The program specification document explains that the vision of the Bachelor of Arts (PNG Studies and International Relations) program is to create global citizens who think creatively about the challenges facing PNG in the 21st century.
To be a global citizen, one has to know what is happening around the globe. Not only does one need to know but one has to be equipped with a systemic way to analyze what is happening. This is where international relations as a field of study fits into the program.
International relations as outlined in the program specification document is one of the major streams in the program. The other streams are politics, culture studies and community development. All four streams form a lethal cocktail and are studied together.
The curriculum is organized this way because the four streams complement each other. As a global citizen, one needs to firstly understand their own culture. Culture forms the basis of understanding politics and our community.
From a political science point of view, international relations is a subfield. Other subfields are comparative politics, political theory, political economy and area studies. This means that students must understand the theories that define politics among human beings before they can fully understand the theories that define politics among nation-states.

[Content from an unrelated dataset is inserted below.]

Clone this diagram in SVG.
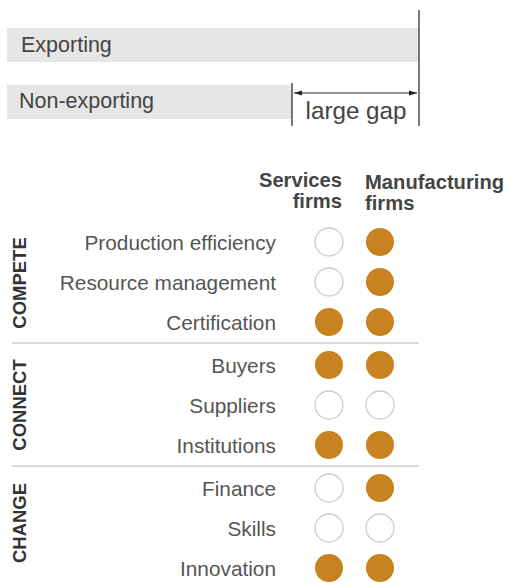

Understanding the domestic political system and the theories that define it will help us to understand international relations. That is why the introductory unit in politics is studied before the introductory unit to international relations.
For example, in the international relations theory of commercial liberalism, the government has to adhere to the principles of GATT. These principles come into conflict with protectionist politicians who are pushing the rice policy agenda. The protectionists would like to establish a quota system to help develop the domestic rice industry. This move had prompted Australia to send a stern warning to the PNG government on behalf of Trukai Rice.
The monopoly enjoyed by foreign companies in the rice industry pose a challenge to the development of the domestic rice industry and the potential rice farmers. Domestic policies like the rice policy will definitely have international impact on foreign multinational companies like Trukai Rice and governments of nations like Australia.
The root political theory is liberalism. The Oxford Dictionary of Politics defines the theory as the belief that it is the aim of politics to preserve individual rights and to maximize freedom of choice.
Many Papua New Guineans today have a shallow understanding of politics. We think politics is about service delivery, representation or elections. Others think politics is a means to acquiring a huge amount of money.
You will rarely hear someone explaining the theory of democracy or communism in detail during their campaign. Also it is rare to listen to someone outlining whether their policies swing towards the right or left of the political spectrum.
Political parties do not use political theories to appeal to voters. Whichever political theory that forms the basis of the party is reflected in whatever policy the party puts forward. If a party has a more liberal view and is formed by individuals sharing the same political view then its policies will be more liberal.
Citizens become a member or vote for a party based on the type of leader they have and his or her popularity. Apart from personality politics, ethnic politics is also being advocated by many on social media.
The ‘KK for PM’ campaign by Simbus is an example. Simbu supporters of Kerenga Kua, the sitting member for Sinasina Yongomugl and leader of National Party are urging all Simbus to vote for candidates contesting under the Party banner. A vote for the party will result in the party having enough members to form the next government so their leader can become the PM.
Furthermore, we do not know who came up with the idea of separating power between the judiciary, legislature and the executive arm of government. Also we have not asked the philosophical question of why we need a government in the first place.
The works of political philosophers are fundamental to our study of politics. The concept of anarchy in international relations cannot be understood with out reference to the works of philosophers like Thomas Hobbes. His book explains why we need a government or a central form of authority to regulate the behaviour of citizens and provide public goods.
All theories of international relations note the fact that the international system is anarchic in nature. There is no dominant state controlling all the other states. All states are sovereign and are equal in strength.
In the English School Theory, Hedley Bull acknowledges the absence of an overarching sovereign in his explanation of order and the international society of states. Andrew Linklater also mentions anarchy in his description of the theory.
The knowledge of international relations theories provides a systemic platform for analyzing the behaviour of states and non-state actors in the international system.